▶ [DATA SUPPLIED]:
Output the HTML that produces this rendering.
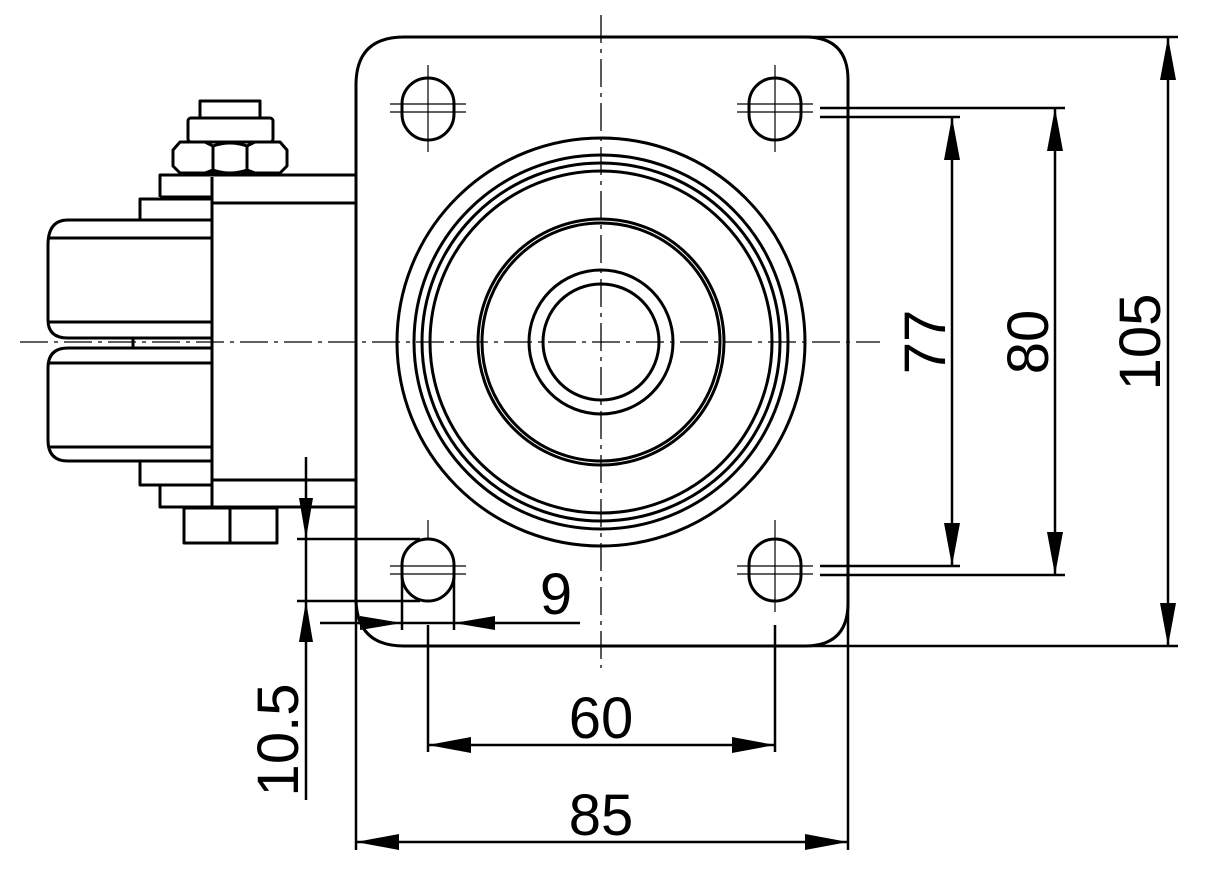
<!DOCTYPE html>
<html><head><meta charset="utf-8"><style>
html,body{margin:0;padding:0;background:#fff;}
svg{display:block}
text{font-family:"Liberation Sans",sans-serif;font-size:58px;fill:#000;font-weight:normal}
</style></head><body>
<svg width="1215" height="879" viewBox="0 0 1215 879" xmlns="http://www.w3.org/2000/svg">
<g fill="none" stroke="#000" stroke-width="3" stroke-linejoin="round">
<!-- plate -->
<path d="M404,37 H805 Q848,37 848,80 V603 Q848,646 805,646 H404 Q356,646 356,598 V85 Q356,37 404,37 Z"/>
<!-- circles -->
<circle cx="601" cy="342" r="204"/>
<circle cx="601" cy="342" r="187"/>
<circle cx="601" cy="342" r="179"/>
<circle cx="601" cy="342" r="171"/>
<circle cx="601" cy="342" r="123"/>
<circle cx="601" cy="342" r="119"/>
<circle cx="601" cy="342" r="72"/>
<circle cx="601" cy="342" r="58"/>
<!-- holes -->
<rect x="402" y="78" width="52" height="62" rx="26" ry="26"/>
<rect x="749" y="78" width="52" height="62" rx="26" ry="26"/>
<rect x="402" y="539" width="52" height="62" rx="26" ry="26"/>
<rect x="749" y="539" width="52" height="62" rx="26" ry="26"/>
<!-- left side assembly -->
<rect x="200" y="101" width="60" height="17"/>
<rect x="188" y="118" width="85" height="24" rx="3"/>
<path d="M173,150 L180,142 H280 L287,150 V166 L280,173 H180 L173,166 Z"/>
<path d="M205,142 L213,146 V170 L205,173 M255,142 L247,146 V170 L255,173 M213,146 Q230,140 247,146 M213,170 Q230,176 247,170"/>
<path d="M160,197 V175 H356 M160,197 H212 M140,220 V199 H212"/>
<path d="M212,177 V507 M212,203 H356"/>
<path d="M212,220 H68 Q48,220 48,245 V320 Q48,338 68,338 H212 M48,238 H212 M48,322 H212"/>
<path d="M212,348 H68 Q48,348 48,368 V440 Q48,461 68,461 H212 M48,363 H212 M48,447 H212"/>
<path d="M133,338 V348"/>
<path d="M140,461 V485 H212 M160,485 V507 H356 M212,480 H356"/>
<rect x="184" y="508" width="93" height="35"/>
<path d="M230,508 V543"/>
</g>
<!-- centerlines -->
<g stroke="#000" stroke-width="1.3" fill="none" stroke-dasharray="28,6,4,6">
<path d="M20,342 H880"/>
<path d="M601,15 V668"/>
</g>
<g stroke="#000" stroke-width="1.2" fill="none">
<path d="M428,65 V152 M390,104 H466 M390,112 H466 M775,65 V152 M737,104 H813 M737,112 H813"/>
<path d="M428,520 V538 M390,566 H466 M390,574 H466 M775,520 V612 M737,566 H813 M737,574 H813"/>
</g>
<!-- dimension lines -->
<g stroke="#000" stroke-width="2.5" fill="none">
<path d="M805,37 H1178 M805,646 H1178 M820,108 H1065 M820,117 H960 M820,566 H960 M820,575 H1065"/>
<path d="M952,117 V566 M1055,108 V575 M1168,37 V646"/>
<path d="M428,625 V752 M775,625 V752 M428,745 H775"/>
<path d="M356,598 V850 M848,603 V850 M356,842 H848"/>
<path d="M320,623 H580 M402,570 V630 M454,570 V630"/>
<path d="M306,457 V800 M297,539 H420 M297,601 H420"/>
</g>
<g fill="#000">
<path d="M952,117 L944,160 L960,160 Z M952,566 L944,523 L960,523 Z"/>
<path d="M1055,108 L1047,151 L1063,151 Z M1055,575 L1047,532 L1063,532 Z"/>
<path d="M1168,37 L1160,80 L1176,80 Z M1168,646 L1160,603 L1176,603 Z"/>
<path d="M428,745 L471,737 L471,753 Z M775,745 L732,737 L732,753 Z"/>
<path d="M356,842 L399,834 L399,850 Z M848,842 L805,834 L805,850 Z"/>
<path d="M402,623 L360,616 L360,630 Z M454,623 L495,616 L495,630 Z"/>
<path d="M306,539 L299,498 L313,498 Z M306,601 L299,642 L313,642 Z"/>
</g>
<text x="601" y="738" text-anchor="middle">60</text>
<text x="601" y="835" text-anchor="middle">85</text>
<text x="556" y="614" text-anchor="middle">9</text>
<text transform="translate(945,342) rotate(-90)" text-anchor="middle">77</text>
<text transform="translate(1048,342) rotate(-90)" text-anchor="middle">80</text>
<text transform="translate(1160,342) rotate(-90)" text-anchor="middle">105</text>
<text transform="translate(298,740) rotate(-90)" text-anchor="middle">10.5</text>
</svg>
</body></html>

---

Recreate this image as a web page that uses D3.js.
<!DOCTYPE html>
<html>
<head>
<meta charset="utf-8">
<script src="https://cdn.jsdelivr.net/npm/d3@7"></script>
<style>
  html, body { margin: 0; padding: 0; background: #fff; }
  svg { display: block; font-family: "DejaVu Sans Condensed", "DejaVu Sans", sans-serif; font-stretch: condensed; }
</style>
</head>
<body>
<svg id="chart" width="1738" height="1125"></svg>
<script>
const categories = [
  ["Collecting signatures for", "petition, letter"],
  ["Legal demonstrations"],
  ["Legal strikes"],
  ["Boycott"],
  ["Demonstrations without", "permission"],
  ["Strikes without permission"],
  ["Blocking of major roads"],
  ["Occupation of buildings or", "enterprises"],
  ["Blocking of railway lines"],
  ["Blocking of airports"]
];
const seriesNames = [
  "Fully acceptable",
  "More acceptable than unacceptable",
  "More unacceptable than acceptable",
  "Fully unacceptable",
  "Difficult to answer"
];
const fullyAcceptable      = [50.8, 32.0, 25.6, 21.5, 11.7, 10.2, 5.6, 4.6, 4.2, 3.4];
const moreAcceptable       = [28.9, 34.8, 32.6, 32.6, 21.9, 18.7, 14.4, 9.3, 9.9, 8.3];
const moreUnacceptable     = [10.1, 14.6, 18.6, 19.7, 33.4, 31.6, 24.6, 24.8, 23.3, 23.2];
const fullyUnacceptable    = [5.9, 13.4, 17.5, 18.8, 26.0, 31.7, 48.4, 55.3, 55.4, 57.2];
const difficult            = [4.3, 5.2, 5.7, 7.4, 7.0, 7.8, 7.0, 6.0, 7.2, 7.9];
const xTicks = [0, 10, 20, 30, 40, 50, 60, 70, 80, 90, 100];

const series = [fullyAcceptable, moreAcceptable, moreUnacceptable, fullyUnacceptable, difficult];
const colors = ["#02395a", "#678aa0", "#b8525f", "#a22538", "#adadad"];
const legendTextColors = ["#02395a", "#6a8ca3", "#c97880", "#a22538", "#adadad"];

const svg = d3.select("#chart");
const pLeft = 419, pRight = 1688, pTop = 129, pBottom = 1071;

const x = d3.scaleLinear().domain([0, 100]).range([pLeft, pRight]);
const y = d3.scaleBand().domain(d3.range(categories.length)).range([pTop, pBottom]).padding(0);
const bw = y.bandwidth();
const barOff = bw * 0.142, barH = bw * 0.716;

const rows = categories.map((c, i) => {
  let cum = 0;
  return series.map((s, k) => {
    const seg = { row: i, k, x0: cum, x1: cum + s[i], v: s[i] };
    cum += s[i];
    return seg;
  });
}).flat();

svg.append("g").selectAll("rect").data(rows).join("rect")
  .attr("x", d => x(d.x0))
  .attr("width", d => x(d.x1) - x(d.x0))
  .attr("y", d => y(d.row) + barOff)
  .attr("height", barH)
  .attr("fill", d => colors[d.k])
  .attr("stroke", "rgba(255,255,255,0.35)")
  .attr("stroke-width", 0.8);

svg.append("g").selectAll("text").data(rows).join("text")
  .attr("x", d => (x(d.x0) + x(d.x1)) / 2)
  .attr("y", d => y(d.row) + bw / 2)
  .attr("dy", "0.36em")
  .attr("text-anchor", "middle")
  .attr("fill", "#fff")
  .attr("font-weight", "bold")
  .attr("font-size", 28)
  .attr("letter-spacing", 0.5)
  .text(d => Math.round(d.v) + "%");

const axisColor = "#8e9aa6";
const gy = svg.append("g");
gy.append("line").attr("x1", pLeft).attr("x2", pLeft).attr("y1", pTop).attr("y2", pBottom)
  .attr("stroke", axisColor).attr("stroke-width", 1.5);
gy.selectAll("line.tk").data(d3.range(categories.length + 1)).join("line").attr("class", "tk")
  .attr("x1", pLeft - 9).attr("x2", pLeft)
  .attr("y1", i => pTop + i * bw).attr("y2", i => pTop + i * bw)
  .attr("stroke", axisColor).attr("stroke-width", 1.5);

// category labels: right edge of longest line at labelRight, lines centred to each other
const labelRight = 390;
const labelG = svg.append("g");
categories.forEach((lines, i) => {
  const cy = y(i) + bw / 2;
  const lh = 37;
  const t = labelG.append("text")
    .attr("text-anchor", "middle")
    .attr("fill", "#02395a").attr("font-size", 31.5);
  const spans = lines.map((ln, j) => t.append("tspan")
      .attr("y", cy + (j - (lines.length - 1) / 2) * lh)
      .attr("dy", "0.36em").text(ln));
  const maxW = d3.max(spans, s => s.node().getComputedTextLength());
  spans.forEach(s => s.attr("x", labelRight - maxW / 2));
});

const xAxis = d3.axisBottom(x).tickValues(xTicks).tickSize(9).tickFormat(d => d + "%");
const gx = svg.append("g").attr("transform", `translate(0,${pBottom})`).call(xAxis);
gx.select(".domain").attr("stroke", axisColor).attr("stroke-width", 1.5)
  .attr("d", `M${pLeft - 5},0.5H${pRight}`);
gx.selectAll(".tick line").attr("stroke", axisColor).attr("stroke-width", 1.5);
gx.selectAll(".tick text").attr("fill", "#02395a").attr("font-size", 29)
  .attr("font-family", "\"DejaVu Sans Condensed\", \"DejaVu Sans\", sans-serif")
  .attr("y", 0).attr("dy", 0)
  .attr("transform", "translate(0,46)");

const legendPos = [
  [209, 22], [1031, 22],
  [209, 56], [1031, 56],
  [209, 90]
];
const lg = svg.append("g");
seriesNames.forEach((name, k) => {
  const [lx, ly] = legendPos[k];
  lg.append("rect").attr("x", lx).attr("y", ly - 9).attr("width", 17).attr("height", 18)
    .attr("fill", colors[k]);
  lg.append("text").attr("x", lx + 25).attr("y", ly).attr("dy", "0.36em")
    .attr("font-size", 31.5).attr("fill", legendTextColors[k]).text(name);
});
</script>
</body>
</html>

---

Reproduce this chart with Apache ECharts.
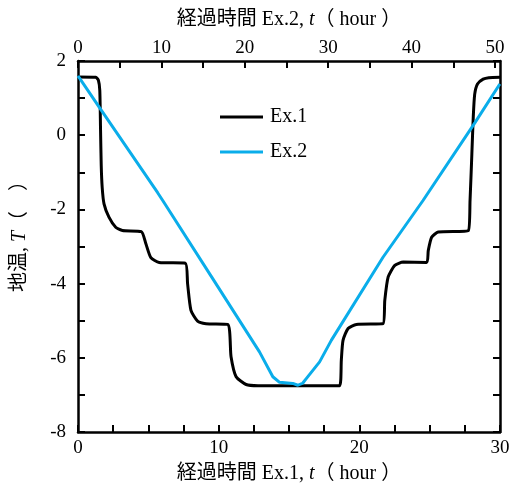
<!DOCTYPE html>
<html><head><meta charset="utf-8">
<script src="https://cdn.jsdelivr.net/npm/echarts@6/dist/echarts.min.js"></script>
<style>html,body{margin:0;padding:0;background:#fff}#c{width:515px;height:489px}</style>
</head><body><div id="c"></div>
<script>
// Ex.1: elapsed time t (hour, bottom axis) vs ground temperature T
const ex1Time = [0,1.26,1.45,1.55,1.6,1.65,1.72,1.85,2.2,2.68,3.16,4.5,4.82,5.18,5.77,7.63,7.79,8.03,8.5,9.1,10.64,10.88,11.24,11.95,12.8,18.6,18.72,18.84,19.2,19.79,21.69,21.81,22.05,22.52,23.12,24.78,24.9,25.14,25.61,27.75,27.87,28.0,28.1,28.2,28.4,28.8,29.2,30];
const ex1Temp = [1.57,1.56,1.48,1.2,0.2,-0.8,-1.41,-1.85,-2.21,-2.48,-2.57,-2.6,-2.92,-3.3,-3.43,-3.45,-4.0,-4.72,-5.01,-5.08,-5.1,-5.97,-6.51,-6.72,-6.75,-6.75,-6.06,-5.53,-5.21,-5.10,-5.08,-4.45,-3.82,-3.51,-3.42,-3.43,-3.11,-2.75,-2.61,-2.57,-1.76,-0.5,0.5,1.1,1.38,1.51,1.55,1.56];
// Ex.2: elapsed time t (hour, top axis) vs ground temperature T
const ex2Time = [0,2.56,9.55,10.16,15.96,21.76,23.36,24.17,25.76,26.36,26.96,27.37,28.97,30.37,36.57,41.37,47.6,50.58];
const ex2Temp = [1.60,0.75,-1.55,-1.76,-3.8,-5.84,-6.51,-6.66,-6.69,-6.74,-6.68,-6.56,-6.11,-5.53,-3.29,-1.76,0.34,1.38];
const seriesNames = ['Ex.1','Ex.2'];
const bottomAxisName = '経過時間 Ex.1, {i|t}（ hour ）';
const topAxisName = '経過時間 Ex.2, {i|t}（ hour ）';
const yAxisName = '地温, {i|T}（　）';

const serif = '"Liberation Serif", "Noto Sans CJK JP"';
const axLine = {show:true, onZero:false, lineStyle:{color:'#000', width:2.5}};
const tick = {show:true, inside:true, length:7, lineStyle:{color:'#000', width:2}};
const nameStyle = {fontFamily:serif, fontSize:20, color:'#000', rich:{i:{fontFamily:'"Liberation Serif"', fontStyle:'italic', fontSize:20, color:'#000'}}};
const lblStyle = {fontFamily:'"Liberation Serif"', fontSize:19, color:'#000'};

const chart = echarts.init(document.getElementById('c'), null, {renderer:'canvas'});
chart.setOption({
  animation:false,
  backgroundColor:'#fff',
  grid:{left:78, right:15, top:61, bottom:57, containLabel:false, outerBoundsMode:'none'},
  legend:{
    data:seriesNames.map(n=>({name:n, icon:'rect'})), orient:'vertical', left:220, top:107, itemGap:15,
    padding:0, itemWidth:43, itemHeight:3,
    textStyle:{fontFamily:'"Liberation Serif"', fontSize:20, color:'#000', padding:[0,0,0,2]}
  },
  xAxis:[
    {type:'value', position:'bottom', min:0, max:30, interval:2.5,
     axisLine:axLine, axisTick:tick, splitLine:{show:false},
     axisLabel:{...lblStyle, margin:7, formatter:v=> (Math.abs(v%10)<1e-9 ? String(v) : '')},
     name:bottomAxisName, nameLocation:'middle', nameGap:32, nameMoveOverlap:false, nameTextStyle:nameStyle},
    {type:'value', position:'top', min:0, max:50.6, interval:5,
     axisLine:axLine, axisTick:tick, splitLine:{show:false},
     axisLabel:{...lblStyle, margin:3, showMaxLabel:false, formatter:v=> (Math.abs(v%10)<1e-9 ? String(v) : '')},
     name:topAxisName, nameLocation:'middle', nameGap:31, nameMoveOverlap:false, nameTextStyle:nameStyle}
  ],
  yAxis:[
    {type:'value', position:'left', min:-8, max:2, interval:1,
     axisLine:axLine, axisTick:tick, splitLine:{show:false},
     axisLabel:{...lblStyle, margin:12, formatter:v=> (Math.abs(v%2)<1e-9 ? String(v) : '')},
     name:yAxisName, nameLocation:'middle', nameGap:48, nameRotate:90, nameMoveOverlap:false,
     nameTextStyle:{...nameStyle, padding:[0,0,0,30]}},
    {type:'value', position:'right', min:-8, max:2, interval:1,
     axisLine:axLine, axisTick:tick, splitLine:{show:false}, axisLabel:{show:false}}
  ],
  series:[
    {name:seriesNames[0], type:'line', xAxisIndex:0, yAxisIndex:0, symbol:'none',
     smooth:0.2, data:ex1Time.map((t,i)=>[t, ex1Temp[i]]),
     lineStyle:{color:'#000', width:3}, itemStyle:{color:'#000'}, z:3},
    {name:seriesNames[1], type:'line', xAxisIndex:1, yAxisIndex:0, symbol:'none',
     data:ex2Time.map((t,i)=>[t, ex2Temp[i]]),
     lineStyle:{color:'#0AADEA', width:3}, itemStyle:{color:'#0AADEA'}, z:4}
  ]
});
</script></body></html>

▶ [TASK DESCRIPTION]:
Collect each line above holding the string "that".

▶ [EXERCISE ANSWER]:
Output the HTML that produces this rendering.
Recreate this image as a web page that uses D3.js.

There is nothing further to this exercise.